Si le Conseil d'Etat devait dire oui à toutes les dépenses proposées par ce Grand Conseil entre 20h30 et 22h30, c'est approximativement d'une centaine de millions que nous aurions chargé le budget d'investissement et de quelques centaines de milliers de francs le budget de fonctionnement ! Je vous demande, Mesdames et Messieurs les députés, au moment où vous rédigez ces motions les unes après les autres, quelles que soient les bonnes intentions qui vous animent, de réfléchir un petit peu - comme, du reste, le demandait le président de votre Conseil au début de cette session - à ce que cela peut impliquer comme coûts !
Vous devez réfléchir aussi au message que vous donnez de façon répétée à l'administration. Avoir de bonnes intentions, c'est totalement respectable; dans le même temps, ce que comprennent les fonctionnaires, c'est: «les députés du Grand Conseil veulent que nous dépensions un maximum d'argent», ce qui est un message un petit peu différent de celui que le Conseil d'Etat essaie d'insuffler.
Alors, renvoyez cette motion au Conseil d'Etat et sachez que le Conseil d'Etat y répondra en faisant rapport de son engagement, parce que sur le fond il est d'accord avec vous, mais que le Conseil d'Etat ne va pas vous proposer les dizaines de millions de dépenses que vous demandez par cette motion ! (Applaudissements.)
Le président.
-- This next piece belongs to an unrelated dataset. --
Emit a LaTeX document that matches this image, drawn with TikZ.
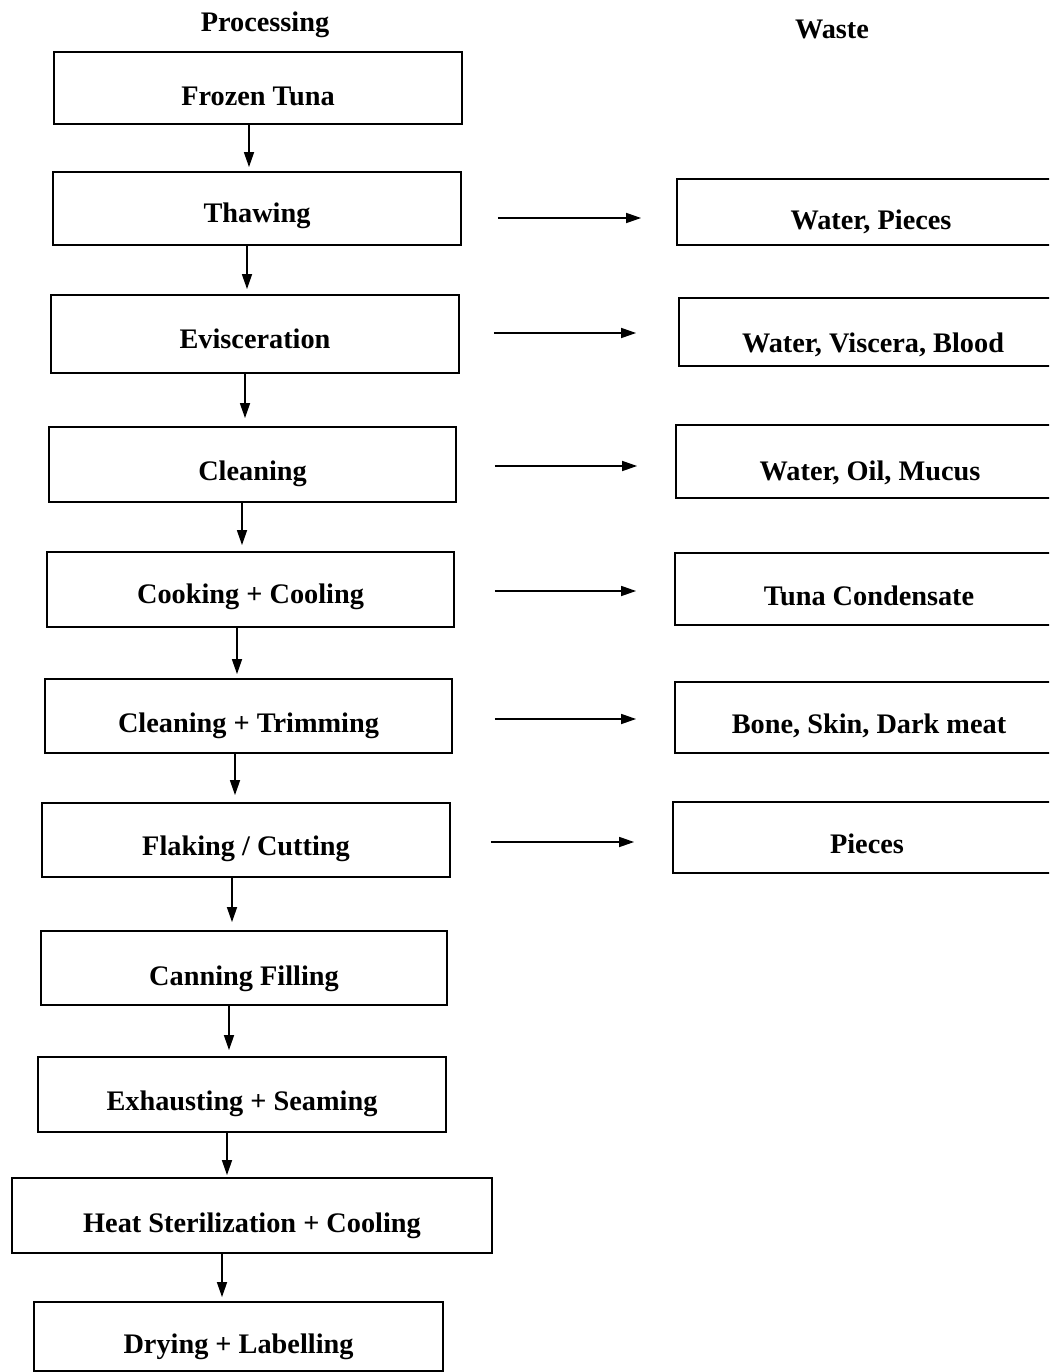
\documentclass[tikz,border=0pt]{standalone}
\usepackage{fontspec}
\setmainfont{Liberation Serif}
\usetikzlibrary{arrows.meta}
\begin{document}
\begin{tikzpicture}[x=1pt,y=-1pt,
  every node/.style={font=\fontsize{28.3}{30}\selectfont\bfseries},
  bx/.style n args={3}{draw=black, line width=1.8pt, inner xsep=0pt, inner ysep=0pt,
     anchor=base, minimum width=#1pt, text height=#2pt, text depth=#3pt},
  hdr/.style={anchor=base, inner sep=0pt},
  arr/.style={line width=1.6pt, -{Triangle[length=15pt,width=10pt]}}]
\useasboundingbox (0,0) rectangle (1049,1372);
\clip (0,0) rectangle (1049,1372);
% headers
\node[hdr] (hp) at (265,32) {Processing};
\node[hdr] (hw) at (832,39) {Waste};
% processing boxes
\node[bx={408}{54}{18}] (fz) at (258,106) {Frozen Tuna};
\node[bx={408}{51}{22}] (th) at (257,223) {Thawing};
\node[bx={408}{53}{25}] (ev) at (255,348) {Evisceration};
\node[bx={407}{53}{22}] (cl) at (252.5,480) {Cleaning};
\node[bx={407}{51}{24}] (co) at (250.5,603) {Cooking + Cooling};
\node[bx={407}{53}{21}] (ct) at (248.5,732) {Cleaning + Trimming};
\node[bx={408}{52}{22}] (fl) at (246,855) {Flaking / Cutting};
\node[bx={406}{54}{20}] (ca) at (244,985) {Canning Filling};
\node[bx={408}{53}{22}] (ex) at (242,1110) {Exhausting + Seaming};
\node[bx={480}{54}{21}] (he) at (252,1232) {Heat Sterilization + Cooling};
\node[bx={409}{51}{18}] (dr) at (238.5,1353) {Drying + Labelling};
% waste boxes
\node[bx={388}{51}{15}] (wp) at (871,230) {Water, Pieces};
\node[bx={388}{54}{14}] (wv) at (873,352) {Water, Viscera, Blood};
\node[bx={388}{55}{18}] (wo) at (870,480) {Water, Oil, Mucus};
\node[bx={388}{52}{20}] (tc) at (869,605) {Tuna Condensate};
\node[bx={388}{51}{20}] (bs) at (869,733) {Bone, Skin, Dark meat};
\node[bx={388}{51}{20}] (pc) at (867,853) {Pieces};
% vertical arrows
\draw[arr, shorten >=4pt] (fz.south -| 249,0) -- (th.north -| 249,0);
\draw[arr, shorten >=5pt] (th.south -| 247,0) -- (ev.north -| 247,0);
\draw[arr, shorten >=8pt] (ev.south -| 245,0) -- (cl.north -| 245,0);
\draw[arr, shorten >=6pt] (cl.south -| 242,0) -- (co.north -| 242,0);
\draw[arr, shorten >=4pt] (co.south -| 237,0) -- (ct.north -| 237,0);
\draw[arr, shorten >=7pt] (ct.south -| 235,0) -- (fl.north -| 235,0);
\draw[arr, shorten >=8pt] (fl.south -| 232,0) -- (ca.north -| 232,0);
\draw[arr, shorten >=6pt] (ca.south -| 229,0) -- (ex.north -| 229,0);
\draw[arr, shorten >=2pt] (ex.south -| 227,0) -- (he.north -| 227,0);
\draw[arr, shorten >=4pt] (he.south -| 222,0) -- (dr.north -| 222,0);
% horizontal arrows
\draw[arr, shorten <=36pt, shorten >=35pt] (th.east |- 0,218) -- (wp.west |- 0,218);
\draw[arr, shorten <=34pt, shorten >=42pt] (ev.east |- 0,333) -- (wv.west |- 0,333);
\draw[arr, shorten <=38pt, shorten >=38pt] (cl.east |- 0,466) -- (wo.west |- 0,466);
\draw[arr, shorten <=40pt, shorten >=38pt] (co.east |- 0,591) -- (tc.west |- 0,591);
\draw[arr, shorten <=42pt, shorten >=38pt] (ct.east |- 0,719) -- (bs.west |- 0,719);
\draw[arr, shorten <=40pt, shorten >=38pt] (fl.east |- 0,842) -- (pc.west |- 0,842);
\end{tikzpicture}
\end{document}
Mesdames et Messieurs les députés, il n'est pas question que je vous redonne la parole ! On est en procédure de vote et je ne comprends pas que l'on puisse encore demander la parole quand un conseiller d'Etat a fini de s'exprimer. La parole n'est plus donnée à personne !
Mise aux voix, la motion 1669 est adoptée et renvoyée au Conseil d'Etat par 57 oui contre 11 non et 1 abstention.